Books that receive such positive accolades are usually ones that have a strong theme, one that the reviewers believe is 'important'. This is not to say that such books do not have their merits, but I usually find myself bogged down by them; if you can sum up a whole book in a one-line message or moral, what was the point of making it a whole book? I pushed passed these concerns though because if there is one genre that can do 'important' books justice, it is horror. If you don't believe me look to The Twilight Zone which was often very heavy-handed with its messaging, but used those simple messages to help guide us through a complicated, twisting world of monsters, puzzles, and existential dread. I wasn't sure if Horror Movie would accomplish the same thing, but there was good reason to hope.
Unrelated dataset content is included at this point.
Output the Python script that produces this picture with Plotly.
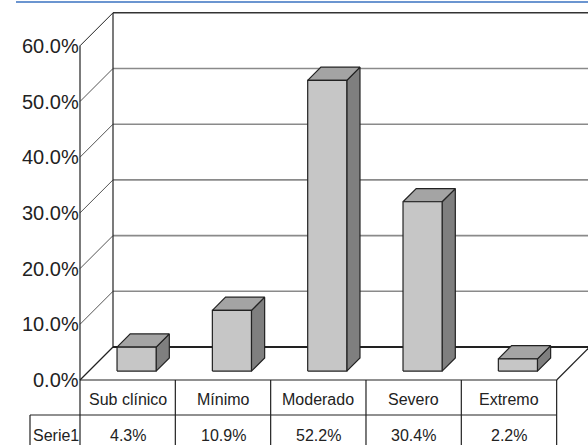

I read this book in three sittings. The first I blazed through nearly half of it, and then had to take a week to step away from it. The second sitting was a few scattered attempts to push through it at a normal pace, held back by my own sense that I needed time to process what I was reading. Finally, on my day off I finished the last third.
I'm flummoxed by this book, but more than anything I'm disturbed by it. Not because of monsters or serial killers or any of the usual horror story suspects. There are no demons to possess our characters, pushing them toward horrifying actions. There is just the simple human drive to create.
I've seen several movies about the struggling creative fighting to make their art. Any number of biopics will show the artist constantly inspired by the world they inhabit and having to fend off family, banks, and editors to make sure their work is realized to perfection. The drive to create is held up as a fundamentally noble aspect of humanity, sometimes as the very essence of what makes us human.
Not so in Horror Movie.
This is the perfect re-imagining for a modern-day readership of themes present in Heart of Darkness. That all of us, no matter how noble, can be easily driven into our worst selves when we have been given a motivation to do so. That drive here is the drive to create, to make a movie at all costs, and to make that movie legendary. The narrator does terrible things to himself in the name of getting into character, the director drives him and the rest of the crew to extremes to achieve her vision, and the screenwriter is using all of them for her own purpose of self-expression. In many ways though, this is the exact process of how collaborative arts are made: everybody using each other, pushing each other to make a vision a reality. In Horror Movie we get to see that pushed to it's worst, but most realistic extreme. The greatest horror here is what people will do to use each other, although there are also strong themes of body and psychological horror as well.
If you are looking for something classic - a cursed film story (which the cover blurbs advertise this to be) to be you will probably be disappointed. It is a short novel about an inevitable fall. I'd compare it to getting on a roller coaster that keeps going up, and up, and up until you're not sure how long you've been on it, and the moments of horror are the shifts in gravity as you realize how hard and far you are about to fall.
All in all, a good book, well worth reading, and even re-reading.